The reason I bring up the way he talked to soldiers about their bad habits in their unhealthy living is because he smoked like a chimney. He had a 2 1/2 pack a day habit and smoked unfiltered camels. And worse still, he usually had a plug of tobacco in his mouth while he smoked! Talk about an unhealthy habit. Unless you have lived on a deserted island in the middle of the Pacific Ocean with no communication since 1960, you know how bad smoking is for your health. Proven increased lung, mouth, and throat cancer rates. Proven increased heart disease. Proven increased incidents of birth defects in fetuses. Proven addictive behavior for those who smoke. The statistics from study after study show smoking is one of the worst things you can do to your body.

But my PA…smoking like a chimney the whole time he chewed out a soldier for his bad health habits. Could he not see the log in his eye before trying to tackle the speck in his brother’s eye? It was no wonder the soldiers under his care didn’t listen to his advice. How could they? He was a hypocrite. He talked to these eighteen to twenty year old kids about their vices when as a forty year old, he violated them all.

Am I guilty of doing the same? Are you? It’s worth some introspection more than just every once in a while. We need to be on our guard because it’s an easy game Satan will use with us. “Hey, look what she’s doing. As a new Christian, you need to teach her the ropes before she gets too far out of line.” “Hey, did you see him? He better get himself straight or he’ll be headed straight to hell with that attitude.”

It is so easy to find the faults of others and never see those in your own life. We get comfortable with ours. We don’t notice the harm our habits reek on us, but we can almost always see the pain others cause. It’s an amazing thing built into our DNA as part of Adam’s race. We just seem to look for the bad in people instead of looking for the good and in turn, we recognize our best but not our worst.
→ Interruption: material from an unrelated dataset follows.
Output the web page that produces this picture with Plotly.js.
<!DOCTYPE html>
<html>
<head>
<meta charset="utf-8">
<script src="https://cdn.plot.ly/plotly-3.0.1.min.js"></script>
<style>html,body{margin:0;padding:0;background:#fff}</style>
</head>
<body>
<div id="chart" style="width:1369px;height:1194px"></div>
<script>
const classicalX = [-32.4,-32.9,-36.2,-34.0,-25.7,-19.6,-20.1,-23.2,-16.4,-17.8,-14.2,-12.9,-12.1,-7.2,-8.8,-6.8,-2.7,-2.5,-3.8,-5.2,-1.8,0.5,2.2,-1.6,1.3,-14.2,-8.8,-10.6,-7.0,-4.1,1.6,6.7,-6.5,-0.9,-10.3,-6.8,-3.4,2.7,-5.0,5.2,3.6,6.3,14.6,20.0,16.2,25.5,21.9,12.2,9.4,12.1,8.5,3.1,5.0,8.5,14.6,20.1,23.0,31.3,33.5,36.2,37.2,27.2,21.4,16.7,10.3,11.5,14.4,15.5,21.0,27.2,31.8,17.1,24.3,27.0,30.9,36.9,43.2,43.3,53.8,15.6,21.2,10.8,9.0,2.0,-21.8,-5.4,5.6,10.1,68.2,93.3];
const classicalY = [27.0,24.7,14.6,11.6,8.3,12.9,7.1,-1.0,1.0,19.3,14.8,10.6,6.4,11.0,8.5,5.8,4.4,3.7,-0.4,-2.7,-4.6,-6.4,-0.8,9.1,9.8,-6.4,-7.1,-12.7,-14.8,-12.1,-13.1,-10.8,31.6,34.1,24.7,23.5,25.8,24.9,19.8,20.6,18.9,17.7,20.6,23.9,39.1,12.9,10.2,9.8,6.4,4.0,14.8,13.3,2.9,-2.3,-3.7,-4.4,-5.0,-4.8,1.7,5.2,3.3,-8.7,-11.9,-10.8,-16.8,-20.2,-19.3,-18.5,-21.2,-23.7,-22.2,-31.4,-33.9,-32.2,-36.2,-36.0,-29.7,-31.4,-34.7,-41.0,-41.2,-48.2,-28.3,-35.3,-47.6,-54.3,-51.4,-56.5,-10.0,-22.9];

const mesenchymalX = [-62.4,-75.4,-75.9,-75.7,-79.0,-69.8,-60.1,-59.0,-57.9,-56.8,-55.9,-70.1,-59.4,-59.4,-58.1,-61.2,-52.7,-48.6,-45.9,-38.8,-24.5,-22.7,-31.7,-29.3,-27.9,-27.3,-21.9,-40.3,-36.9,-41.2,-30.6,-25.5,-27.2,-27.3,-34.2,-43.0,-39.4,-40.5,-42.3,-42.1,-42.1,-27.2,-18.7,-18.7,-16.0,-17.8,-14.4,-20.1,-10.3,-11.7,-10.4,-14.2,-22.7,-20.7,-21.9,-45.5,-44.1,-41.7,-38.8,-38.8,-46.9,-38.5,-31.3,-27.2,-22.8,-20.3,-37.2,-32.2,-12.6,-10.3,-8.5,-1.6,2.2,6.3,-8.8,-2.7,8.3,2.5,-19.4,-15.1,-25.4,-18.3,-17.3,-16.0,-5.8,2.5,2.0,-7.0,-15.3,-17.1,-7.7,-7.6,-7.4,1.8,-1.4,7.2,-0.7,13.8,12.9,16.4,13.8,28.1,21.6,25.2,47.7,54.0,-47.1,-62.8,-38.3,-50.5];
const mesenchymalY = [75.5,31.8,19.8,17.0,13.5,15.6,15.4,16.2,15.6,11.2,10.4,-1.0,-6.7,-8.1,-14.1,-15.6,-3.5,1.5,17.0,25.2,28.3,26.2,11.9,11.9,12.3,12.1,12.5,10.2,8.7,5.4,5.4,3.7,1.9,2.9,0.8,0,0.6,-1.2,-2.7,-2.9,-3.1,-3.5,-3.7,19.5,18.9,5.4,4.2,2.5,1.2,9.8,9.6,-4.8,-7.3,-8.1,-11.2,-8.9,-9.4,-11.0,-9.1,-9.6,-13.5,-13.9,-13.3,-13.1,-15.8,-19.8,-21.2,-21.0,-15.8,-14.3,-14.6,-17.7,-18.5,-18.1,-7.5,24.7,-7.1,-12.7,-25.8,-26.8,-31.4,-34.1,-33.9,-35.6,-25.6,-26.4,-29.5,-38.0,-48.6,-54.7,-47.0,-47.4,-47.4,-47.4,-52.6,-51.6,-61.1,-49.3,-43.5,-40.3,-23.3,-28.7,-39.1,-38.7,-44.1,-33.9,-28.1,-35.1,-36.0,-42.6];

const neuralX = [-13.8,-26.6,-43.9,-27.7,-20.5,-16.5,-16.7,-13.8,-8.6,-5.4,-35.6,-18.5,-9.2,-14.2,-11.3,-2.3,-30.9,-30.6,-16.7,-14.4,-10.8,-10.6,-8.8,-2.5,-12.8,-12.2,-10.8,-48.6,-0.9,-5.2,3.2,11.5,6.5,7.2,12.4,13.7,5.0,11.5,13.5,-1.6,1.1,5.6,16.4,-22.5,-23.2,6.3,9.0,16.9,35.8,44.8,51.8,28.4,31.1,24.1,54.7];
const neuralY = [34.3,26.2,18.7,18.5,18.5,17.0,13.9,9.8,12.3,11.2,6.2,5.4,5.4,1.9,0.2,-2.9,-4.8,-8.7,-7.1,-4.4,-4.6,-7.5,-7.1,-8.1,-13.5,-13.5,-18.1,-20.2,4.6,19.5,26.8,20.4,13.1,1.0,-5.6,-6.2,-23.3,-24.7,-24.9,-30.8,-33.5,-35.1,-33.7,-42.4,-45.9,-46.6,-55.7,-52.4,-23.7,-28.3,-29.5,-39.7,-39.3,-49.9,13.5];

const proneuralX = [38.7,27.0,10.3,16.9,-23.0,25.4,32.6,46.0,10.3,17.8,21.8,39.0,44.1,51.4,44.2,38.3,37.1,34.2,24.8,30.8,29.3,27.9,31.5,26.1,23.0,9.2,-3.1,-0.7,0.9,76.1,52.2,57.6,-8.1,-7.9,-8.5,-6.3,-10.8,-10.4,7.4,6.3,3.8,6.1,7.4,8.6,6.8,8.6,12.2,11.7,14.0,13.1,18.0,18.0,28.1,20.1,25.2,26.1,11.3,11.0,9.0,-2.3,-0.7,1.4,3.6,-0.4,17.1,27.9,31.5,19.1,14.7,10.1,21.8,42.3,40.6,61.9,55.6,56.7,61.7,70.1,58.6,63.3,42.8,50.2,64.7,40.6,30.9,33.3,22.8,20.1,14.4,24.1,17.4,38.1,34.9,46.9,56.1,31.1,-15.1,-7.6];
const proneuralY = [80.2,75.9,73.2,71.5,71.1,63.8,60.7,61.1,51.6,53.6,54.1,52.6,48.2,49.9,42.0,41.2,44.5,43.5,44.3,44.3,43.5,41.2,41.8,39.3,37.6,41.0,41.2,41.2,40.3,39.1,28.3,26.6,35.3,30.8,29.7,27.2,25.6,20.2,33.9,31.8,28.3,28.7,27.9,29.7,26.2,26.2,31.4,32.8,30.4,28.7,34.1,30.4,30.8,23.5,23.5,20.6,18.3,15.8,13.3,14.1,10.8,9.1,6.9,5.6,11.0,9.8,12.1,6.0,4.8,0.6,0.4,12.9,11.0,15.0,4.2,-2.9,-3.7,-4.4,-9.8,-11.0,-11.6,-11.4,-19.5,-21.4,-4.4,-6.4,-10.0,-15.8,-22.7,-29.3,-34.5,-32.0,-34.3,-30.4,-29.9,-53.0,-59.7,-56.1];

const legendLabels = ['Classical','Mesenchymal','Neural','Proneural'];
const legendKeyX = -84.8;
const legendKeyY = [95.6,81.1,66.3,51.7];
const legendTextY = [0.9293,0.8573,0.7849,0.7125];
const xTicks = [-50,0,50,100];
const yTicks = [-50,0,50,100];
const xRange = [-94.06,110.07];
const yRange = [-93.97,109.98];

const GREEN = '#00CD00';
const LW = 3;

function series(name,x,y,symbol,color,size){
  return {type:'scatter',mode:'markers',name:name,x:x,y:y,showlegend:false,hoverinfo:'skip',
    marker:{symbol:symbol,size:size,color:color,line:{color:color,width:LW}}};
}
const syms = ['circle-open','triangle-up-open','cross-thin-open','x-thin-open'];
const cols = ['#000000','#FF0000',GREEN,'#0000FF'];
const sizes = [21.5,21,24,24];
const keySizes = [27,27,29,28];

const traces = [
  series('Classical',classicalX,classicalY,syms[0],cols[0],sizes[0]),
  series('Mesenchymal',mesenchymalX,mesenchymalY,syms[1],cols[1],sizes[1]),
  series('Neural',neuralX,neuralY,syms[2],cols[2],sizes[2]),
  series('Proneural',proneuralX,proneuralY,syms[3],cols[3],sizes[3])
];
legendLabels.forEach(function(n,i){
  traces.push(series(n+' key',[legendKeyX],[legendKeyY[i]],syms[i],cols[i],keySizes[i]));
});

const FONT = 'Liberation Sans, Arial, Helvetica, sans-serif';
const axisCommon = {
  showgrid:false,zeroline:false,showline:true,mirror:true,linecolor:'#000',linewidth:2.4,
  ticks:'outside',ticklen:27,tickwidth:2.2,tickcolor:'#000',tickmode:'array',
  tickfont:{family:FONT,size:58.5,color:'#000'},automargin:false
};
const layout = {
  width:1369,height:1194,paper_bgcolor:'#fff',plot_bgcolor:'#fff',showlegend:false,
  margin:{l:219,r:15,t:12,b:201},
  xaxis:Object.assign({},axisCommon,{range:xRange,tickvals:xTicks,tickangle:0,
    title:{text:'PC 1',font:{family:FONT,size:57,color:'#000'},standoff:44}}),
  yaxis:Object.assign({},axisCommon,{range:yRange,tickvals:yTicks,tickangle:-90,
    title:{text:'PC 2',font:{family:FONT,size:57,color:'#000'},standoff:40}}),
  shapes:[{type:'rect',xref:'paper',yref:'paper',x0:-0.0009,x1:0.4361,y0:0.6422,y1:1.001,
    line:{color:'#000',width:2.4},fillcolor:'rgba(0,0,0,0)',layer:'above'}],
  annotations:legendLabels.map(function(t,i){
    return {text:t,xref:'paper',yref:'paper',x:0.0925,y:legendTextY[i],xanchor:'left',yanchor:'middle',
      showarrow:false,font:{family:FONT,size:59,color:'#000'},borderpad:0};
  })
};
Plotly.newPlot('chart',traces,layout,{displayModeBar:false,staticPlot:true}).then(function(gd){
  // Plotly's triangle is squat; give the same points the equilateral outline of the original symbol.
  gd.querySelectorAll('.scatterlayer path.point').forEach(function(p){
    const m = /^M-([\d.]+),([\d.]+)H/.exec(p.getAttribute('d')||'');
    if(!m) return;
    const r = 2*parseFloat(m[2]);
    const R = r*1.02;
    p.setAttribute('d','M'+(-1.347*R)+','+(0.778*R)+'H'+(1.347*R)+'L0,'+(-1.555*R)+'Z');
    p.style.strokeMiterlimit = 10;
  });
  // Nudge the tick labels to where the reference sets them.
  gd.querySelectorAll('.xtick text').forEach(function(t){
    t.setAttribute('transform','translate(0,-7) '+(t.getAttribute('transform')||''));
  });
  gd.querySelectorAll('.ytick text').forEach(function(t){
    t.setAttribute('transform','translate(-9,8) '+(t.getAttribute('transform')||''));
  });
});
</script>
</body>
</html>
So what do we do about it? How can we stop the cycle that seems almost impossible to stop? First, a good rule to adopt is the one my grandmother taught me that I’m sure you’ve heard before. “If you can’t say something nice about someone, don’t say anything at all.” That will stop the criticism.

Second, let Jesus become Lord of you life. He will begin to show you the things you need to change about you. But He won’t just point them out, He will help you fix them. He will transform you and make you more like Himself. He will help you bear fruit like love, joy, peace, patience, kindheartedness, goodness, faithfulness, gentleness, and self-control. He will make you better than you could ever become on your own.

Third, when Jesus is Lord of your life, you will begin to see others the way He sees them. Jesus always seemed to see others the way He created them. Remember what God said about everything He made at creation? It’s recorded in Genesis 1. And God saw that it was good. So He finds the good in His creation because He made us and know why He made us. He knows we can be redeemed from the sin infested world in which we live. When He lives in us, we can see others through His eyes and see the good in them.